WHAT THIS TASK INVOLVES> Return all entries word for word, but drop any images.

[Entries taken from a collection]
::::

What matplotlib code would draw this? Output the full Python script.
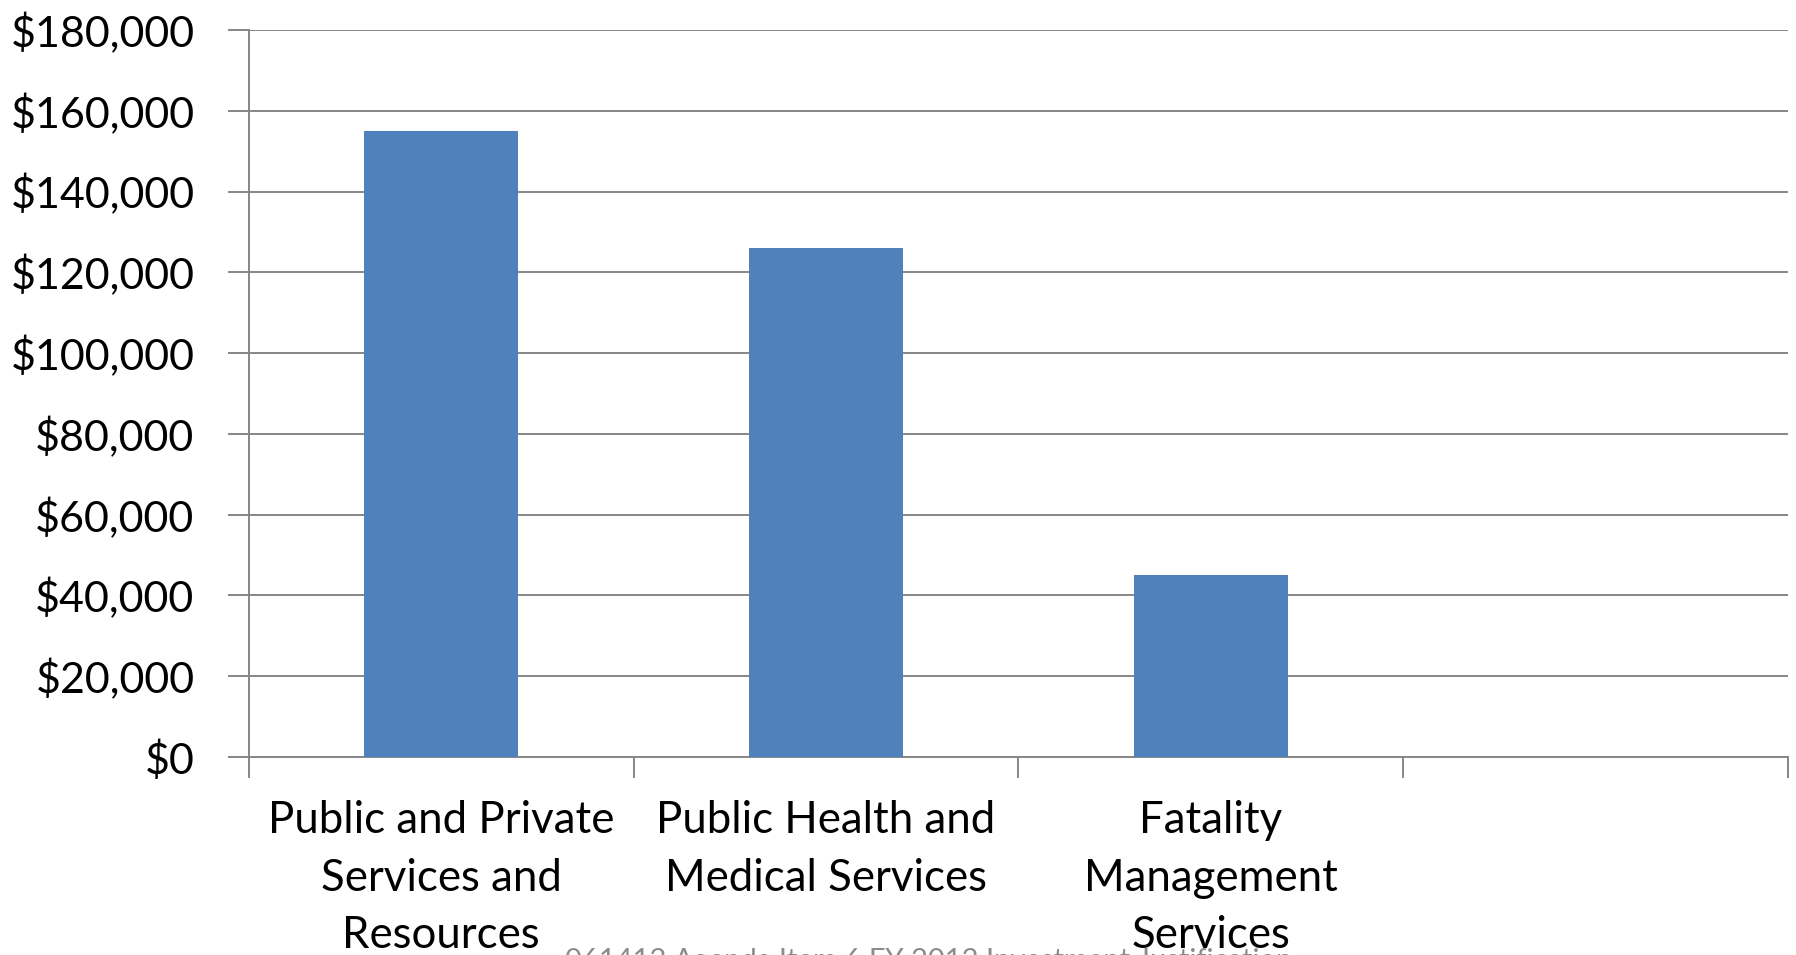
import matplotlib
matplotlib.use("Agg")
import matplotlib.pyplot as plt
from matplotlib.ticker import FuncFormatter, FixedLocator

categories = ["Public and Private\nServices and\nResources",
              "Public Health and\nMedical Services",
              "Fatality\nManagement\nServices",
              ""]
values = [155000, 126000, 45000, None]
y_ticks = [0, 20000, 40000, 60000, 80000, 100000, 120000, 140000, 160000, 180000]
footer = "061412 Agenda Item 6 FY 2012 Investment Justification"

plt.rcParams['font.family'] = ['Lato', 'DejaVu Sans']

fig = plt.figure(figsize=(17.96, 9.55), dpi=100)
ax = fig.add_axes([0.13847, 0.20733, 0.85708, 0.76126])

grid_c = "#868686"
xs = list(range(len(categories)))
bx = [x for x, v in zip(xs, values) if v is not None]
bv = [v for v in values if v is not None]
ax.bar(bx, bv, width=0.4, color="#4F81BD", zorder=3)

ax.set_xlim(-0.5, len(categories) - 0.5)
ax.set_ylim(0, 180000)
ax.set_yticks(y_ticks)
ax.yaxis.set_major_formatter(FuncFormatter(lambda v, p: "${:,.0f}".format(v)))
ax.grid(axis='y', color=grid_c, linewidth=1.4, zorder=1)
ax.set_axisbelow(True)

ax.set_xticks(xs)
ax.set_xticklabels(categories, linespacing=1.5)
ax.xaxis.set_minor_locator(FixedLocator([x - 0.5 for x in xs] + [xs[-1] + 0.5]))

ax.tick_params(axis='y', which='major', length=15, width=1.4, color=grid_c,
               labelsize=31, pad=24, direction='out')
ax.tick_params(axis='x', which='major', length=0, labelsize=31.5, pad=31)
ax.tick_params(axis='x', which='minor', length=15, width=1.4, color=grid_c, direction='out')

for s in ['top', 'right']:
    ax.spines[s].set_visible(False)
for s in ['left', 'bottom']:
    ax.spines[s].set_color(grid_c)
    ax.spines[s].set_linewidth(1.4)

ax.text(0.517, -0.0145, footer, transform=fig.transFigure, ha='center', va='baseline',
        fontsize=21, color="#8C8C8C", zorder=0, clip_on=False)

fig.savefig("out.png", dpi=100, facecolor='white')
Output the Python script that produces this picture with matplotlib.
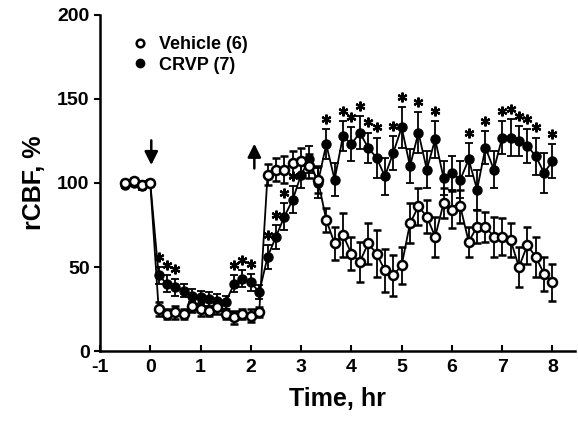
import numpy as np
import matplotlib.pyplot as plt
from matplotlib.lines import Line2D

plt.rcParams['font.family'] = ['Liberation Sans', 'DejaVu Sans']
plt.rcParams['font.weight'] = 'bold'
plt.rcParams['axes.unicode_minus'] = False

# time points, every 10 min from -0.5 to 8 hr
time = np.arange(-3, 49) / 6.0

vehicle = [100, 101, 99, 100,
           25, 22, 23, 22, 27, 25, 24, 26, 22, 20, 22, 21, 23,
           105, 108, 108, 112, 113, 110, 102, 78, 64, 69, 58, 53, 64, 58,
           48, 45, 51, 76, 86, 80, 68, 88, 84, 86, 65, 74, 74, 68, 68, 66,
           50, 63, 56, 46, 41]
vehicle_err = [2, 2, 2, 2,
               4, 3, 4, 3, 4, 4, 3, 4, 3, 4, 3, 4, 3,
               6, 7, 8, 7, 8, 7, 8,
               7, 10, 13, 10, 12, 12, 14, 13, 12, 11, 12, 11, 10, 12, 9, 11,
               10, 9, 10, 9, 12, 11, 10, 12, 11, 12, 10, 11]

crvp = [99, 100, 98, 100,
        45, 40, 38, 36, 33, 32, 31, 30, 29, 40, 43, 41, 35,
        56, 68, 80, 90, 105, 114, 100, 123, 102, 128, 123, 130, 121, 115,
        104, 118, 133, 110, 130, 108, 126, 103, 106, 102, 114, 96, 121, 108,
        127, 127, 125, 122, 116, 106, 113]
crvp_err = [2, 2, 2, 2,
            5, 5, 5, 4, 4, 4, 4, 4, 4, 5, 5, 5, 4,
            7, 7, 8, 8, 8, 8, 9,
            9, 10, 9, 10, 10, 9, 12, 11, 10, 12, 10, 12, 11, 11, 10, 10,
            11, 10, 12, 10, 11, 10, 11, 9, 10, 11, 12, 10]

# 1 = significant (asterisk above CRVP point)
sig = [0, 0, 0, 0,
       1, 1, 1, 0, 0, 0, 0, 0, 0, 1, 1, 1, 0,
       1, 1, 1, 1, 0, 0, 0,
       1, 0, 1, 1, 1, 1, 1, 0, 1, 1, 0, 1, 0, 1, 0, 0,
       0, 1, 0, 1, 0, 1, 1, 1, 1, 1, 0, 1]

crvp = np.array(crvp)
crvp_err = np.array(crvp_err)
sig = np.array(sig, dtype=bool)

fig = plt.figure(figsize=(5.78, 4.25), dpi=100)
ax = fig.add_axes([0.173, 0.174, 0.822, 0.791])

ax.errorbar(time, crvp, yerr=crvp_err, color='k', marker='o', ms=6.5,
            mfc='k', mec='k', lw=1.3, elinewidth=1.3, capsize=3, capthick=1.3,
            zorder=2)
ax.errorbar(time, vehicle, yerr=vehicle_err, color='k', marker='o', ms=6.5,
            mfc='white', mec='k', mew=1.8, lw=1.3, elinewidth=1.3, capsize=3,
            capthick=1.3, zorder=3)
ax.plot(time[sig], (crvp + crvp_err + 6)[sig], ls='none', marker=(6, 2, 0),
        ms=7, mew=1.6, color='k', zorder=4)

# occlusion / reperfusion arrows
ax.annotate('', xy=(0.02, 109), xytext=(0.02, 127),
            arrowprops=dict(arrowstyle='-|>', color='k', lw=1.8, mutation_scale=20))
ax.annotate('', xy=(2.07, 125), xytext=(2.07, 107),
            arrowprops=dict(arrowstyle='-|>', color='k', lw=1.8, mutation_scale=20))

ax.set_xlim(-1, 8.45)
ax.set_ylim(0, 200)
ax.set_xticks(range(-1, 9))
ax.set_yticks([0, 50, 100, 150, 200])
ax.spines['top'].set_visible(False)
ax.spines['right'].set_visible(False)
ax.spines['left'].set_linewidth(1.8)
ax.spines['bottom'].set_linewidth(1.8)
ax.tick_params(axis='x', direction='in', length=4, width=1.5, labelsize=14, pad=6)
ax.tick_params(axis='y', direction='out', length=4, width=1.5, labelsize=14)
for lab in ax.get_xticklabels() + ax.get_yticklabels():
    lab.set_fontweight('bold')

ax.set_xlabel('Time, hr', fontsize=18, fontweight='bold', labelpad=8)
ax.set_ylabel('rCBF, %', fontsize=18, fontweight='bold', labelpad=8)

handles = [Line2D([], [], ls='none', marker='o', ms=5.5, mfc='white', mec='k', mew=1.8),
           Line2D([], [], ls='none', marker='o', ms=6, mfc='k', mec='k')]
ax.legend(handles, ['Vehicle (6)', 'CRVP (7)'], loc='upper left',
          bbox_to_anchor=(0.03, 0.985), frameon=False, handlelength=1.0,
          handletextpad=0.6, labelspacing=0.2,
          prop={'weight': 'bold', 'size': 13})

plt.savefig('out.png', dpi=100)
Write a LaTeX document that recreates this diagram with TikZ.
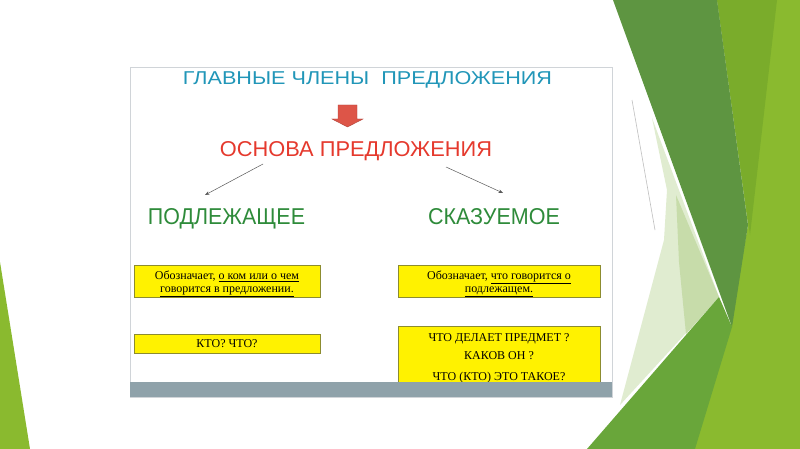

::::

OUTPUT FOR THIS TASK>
What matplotlib code would draw this? Output the full Python script.
import matplotlib
matplotlib.use("Agg")
import matplotlib.pyplot as plt
from matplotlib.ticker import FuncFormatter, FixedLocator

categories = ["Public and Private\nServices and\nResources",
              "Public Health and\nMedical Services",
              "Fatality\nManagement\nServices",
              ""]
values = [155000, 126000, 45000, None]
y_ticks = [0, 20000, 40000, 60000, 80000, 100000, 120000, 140000, 160000, 180000]
footer = "061412 Agenda Item 6 FY 2012 Investment Justification"

plt.rcParams['font.family'] = ['Lato', 'DejaVu Sans']

fig = plt.figure(figsize=(17.96, 9.55), dpi=100)
ax = fig.add_axes([0.13847, 0.20733, 0.85708, 0.76126])

grid_c = "#868686"
xs = list(range(len(categories)))
bx = [x for x, v in zip(xs, values) if v is not None]
bv = [v for v in values if v is not None]
ax.bar(bx, bv, width=0.4, color="#4F81BD", zorder=3)

ax.set_xlim(-0.5, len(categories) - 0.5)
ax.set_ylim(0, 180000)
ax.set_yticks(y_ticks)
ax.yaxis.set_major_formatter(FuncFormatter(lambda v, p: "${:,.0f}".format(v)))
ax.grid(axis='y', color=grid_c, linewidth=1.4, zorder=1)
ax.set_axisbelow(True)

ax.set_xticks(xs)
ax.set_xticklabels(categories, linespacing=1.5)
ax.xaxis.set_minor_locator(FixedLocator([x - 0.5 for x in xs] + [xs[-1] + 0.5]))

ax.tick_params(axis='y', which='major', length=15, width=1.4, color=grid_c,
               labelsize=31, pad=24, direction='out')
ax.tick_params(axis='x', which='major', length=0, labelsize=31.5, pad=31)
ax.tick_params(axis='x', which='minor', length=15, width=1.4, color=grid_c, direction='out')

for s in ['top', 'right']:
    ax.spines[s].set_visible(False)
for s in ['left', 'bottom']:
    ax.spines[s].set_color(grid_c)
    ax.spines[s].set_linewidth(1.4)

ax.text(0.517, -0.0145, footer, transform=fig.transFigure, ha='center', va='baseline',
        fontsize=21, color="#8C8C8C", zorder=0, clip_on=False)

fig.savefig("out.png", dpi=100, facecolor='white')
Output the Python script that produces this picture with matplotlib.
import numpy as np
import matplotlib.pyplot as plt
from matplotlib.lines import Line2D

plt.rcParams['font.family'] = ['Liberation Sans', 'DejaVu Sans']
plt.rcParams['font.weight'] = 'bold'
plt.rcParams['axes.unicode_minus'] = False

# time points, every 10 min from -0.5 to 8 hr
time = np.arange(-3, 49) / 6.0

vehicle = [100, 101, 99, 100,
           25, 22, 23, 22, 27, 25, 24, 26, 22, 20, 22, 21, 23,
           105, 108, 108, 112, 113, 110, 102, 78, 64, 69, 58, 53, 64, 58,
           48, 45, 51, 76, 86, 80, 68, 88, 84, 86, 65, 74, 74, 68, 68, 66,
           50, 63, 56, 46, 41]
vehicle_err = [2, 2, 2, 2,
               4, 3, 4, 3, 4, 4, 3, 4, 3, 4, 3, 4, 3,
               6, 7, 8, 7, 8, 7, 8,
               7, 10, 13, 10, 12, 12, 14, 13, 12, 11, 12, 11, 10, 12, 9, 11,
               10, 9, 10, 9, 12, 11, 10, 12, 11, 12, 10, 11]

crvp = [99, 100, 98, 100,
        45, 40, 38, 36, 33, 32, 31, 30, 29, 40, 43, 41, 35,
        56, 68, 80, 90, 105, 114, 100, 123, 102, 128, 123, 130, 121, 115,
        104, 118, 133, 110, 130, 108, 126, 103, 106, 102, 114, 96, 121, 108,
        127, 127, 125, 122, 116, 106, 113]
crvp_err = [2, 2, 2, 2,
            5, 5, 5, 4, 4, 4, 4, 4, 4, 5, 5, 5, 4,
            7, 7, 8, 8, 8, 8, 9,
            9, 10, 9, 10, 10, 9, 12, 11, 10, 12, 10, 12, 11, 11, 10, 10,
            11, 10, 12, 10, 11, 10, 11, 9, 10, 11, 12, 10]

# 1 = significant (asterisk above CRVP point)
sig = [0, 0, 0, 0,
       1, 1, 1, 0, 0, 0, 0, 0, 0, 1, 1, 1, 0,
       1, 1, 1, 1, 0, 0, 0,
       1, 0, 1, 1, 1, 1, 1, 0, 1, 1, 0, 1, 0, 1, 0, 0,
       0, 1, 0, 1, 0, 1, 1, 1, 1, 1, 0, 1]

crvp = np.array(crvp)
crvp_err = np.array(crvp_err)
sig = np.array(sig, dtype=bool)

fig = plt.figure(figsize=(5.78, 4.25), dpi=100)
ax = fig.add_axes([0.173, 0.174, 0.822, 0.791])

ax.errorbar(time, crvp, yerr=crvp_err, color='k', marker='o', ms=6.5,
            mfc='k', mec='k', lw=1.3, elinewidth=1.3, capsize=3, capthick=1.3,
            zorder=2)
ax.errorbar(time, vehicle, yerr=vehicle_err, color='k', marker='o', ms=6.5,
            mfc='white', mec='k', mew=1.8, lw=1.3, elinewidth=1.3, capsize=3,
            capthick=1.3, zorder=3)
ax.plot(time[sig], (crvp + crvp_err + 6)[sig], ls='none', marker=(6, 2, 0),
        ms=7, mew=1.6, color='k', zorder=4)

# occlusion / reperfusion arrows
ax.annotate('', xy=(0.02, 109), xytext=(0.02, 127),
            arrowprops=dict(arrowstyle='-|>', color='k', lw=1.8, mutation_scale=20))
ax.annotate('', xy=(2.07, 125), xytext=(2.07, 107),
            arrowprops=dict(arrowstyle='-|>', color='k', lw=1.8, mutation_scale=20))

ax.set_xlim(-1, 8.45)
ax.set_ylim(0, 200)
ax.set_xticks(range(-1, 9))
ax.set_yticks([0, 50, 100, 150, 200])
ax.spines['top'].set_visible(False)
ax.spines['right'].set_visible(False)
ax.spines['left'].set_linewidth(1.8)
ax.spines['bottom'].set_linewidth(1.8)
ax.tick_params(axis='x', direction='in', length=4, width=1.5, labelsize=14, pad=6)
ax.tick_params(axis='y', direction='out', length=4, width=1.5, labelsize=14)
for lab in ax.get_xticklabels() + ax.get_yticklabels():
    lab.set_fontweight('bold')

ax.set_xlabel('Time, hr', fontsize=18, fontweight='bold', labelpad=8)
ax.set_ylabel('rCBF, %', fontsize=18, fontweight='bold', labelpad=8)

handles = [Line2D([], [], ls='none', marker='o', ms=5.5, mfc='white', mec='k', mew=1.8),
           Line2D([], [], ls='none', marker='o', ms=6, mfc='k', mec='k')]
ax.legend(handles, ['Vehicle (6)', 'CRVP (7)'], loc='upper left',
          bbox_to_anchor=(0.03, 0.985), frameon=False, handlelength=1.0,
          handletextpad=0.6, labelspacing=0.2,
          prop={'weight': 'bold', 'size': 13})

plt.savefig('out.png', dpi=100)
Write a LaTeX document that recreates this diagram with TikZ.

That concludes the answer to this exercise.